After discussing Marie Kondo’s “spark of joy” as an inadequate understanding of joy – because joy is more than a momentary pleasure – Jay Kim turns to a dynamic idea that many of us have become aware of: the hedonic treadmill of chasing the next pleasure, which does not satisfy, and sends us back to the treadmill for another individualist run for the next moment of pleasure (which again is not joy). He also tags a pastor who spoke of a “when-then” cycle: “when I get this then I will be happy.”
Kim is right in this: social media is part of our hedonic treadmill.
Comparison is connected to “clout,” which is “one’s status in the social media hierarchy.” It is hard to know, isn’t it, but at times in looking through my FB or Twitter I wonder what some people get out of their constant updates. Do you remember the criticisms of these social media when they first appeared? Wasn’t it along this line: Do we really need to know this or that about you? And, why are you telling us this kind of stuff anyway? Those questions have not gone away.
We compare ourselves to others on social media. “We find ourselves envying upward and despising downward.” In another location he calls this “depressive hedonia,” a drive in life that seeks pleasure alone.
“Genuine joy is not found in clout or in winning the comparison game.”
It is found in God, in the Lord Jesus. As Jesus told his disciples: “I am the vine, you are the branches. Those who abide in me and I in them bear much fruit, because apart from me you can do nothing…. I have said these things to you so that my joy may be in you, and that your joy may be complete” (John 15:5, 11, NRSV). It is found not in some place but in some One.
Jesus was a man full of joy as he said in John 17:3: “But now I am coming to you, and I speak these things in the world so that they may have my joy made complete in themselves.”
Our God is a God full of joy:
Psa. 16:11 You show me the path of life.
In your presence there is fullness of joy;
in your right hand are pleasures forevermore.
Psa. 21:6 You bestow on him blessings forever;
you make him glad with the joy of your presence.
Anyone know what Dallas Willard said about God being full of joy?
The momentary pleasures of life, including those on social media, are a deceptive joy. True joy can be found in God, and genuine joy comes to us as well through and in community. The hedonic treadmill is an individualist’s pursuit. Kim cites Nehemiah 8:10 that the “joy of the Lord is “y’all’s” gift of “strength.” The “your” in that verse is plural.
One more observation about joy as presented in this chapter. To translate the beatitudes with the word “happy,” Kim observes (and I agree), short-changes the sense of the term makarios. Notice who is blessed and notice if we connect them to our senses of happiness: the poor, the persecuted, the mourners, the meek… etc.. No these are social groups without status and they are the ones upon whom Jesus says “God’s favor” rests, which is the theological theme at work in the term “blessed.” When we know God’s favor rests on us we can live in joy in spite of our circumstances (which does not mean we can’t work to change our circumstances). Joy is a term that pokes out of the ground when tension, persecution, and suffering are the topic of discussion.

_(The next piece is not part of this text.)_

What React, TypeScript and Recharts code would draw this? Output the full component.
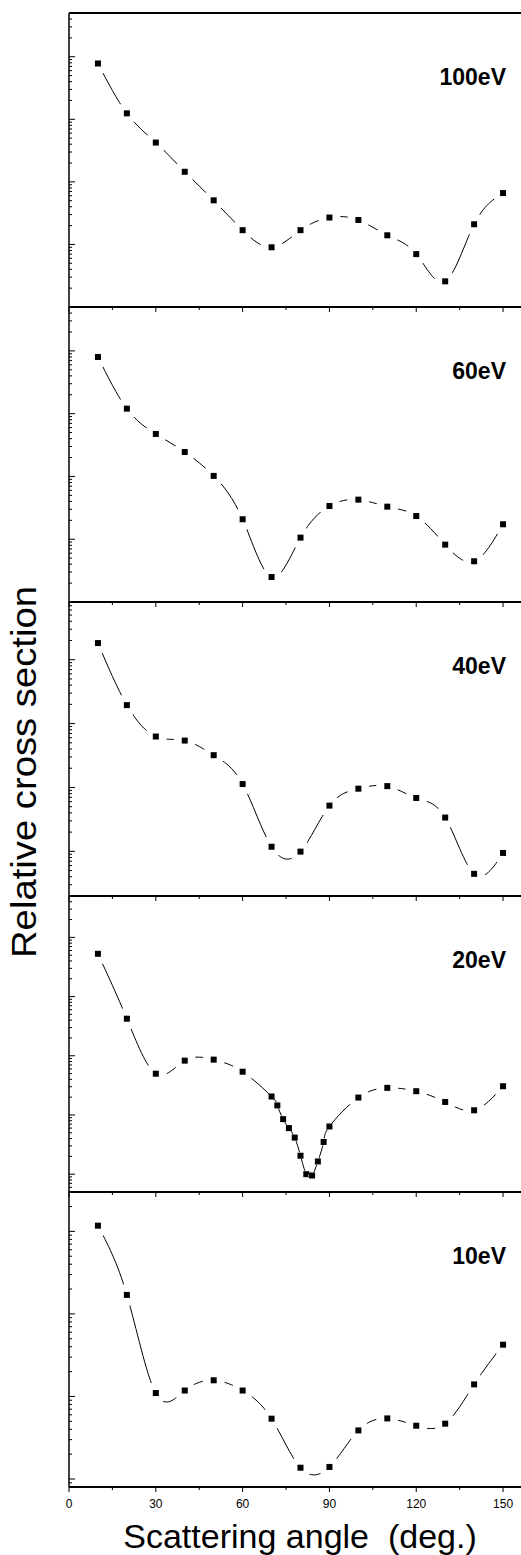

I have a browser setting that immediately kicks me out of all social media domains precisely at the 30 minute mark each day. Despite the guardrails, I still sometimes feel worse after a brief session.
Thank you for pointing out the word translated in the Beatitudes as "happy" in many English Bibles, is a misnomer. It doesn't convey anything like what the text is getting at. It's a poor, shallow substitute for true joy, imparted by God's blessings on his people. Joy has depth and staying power; happiness is transitory at best.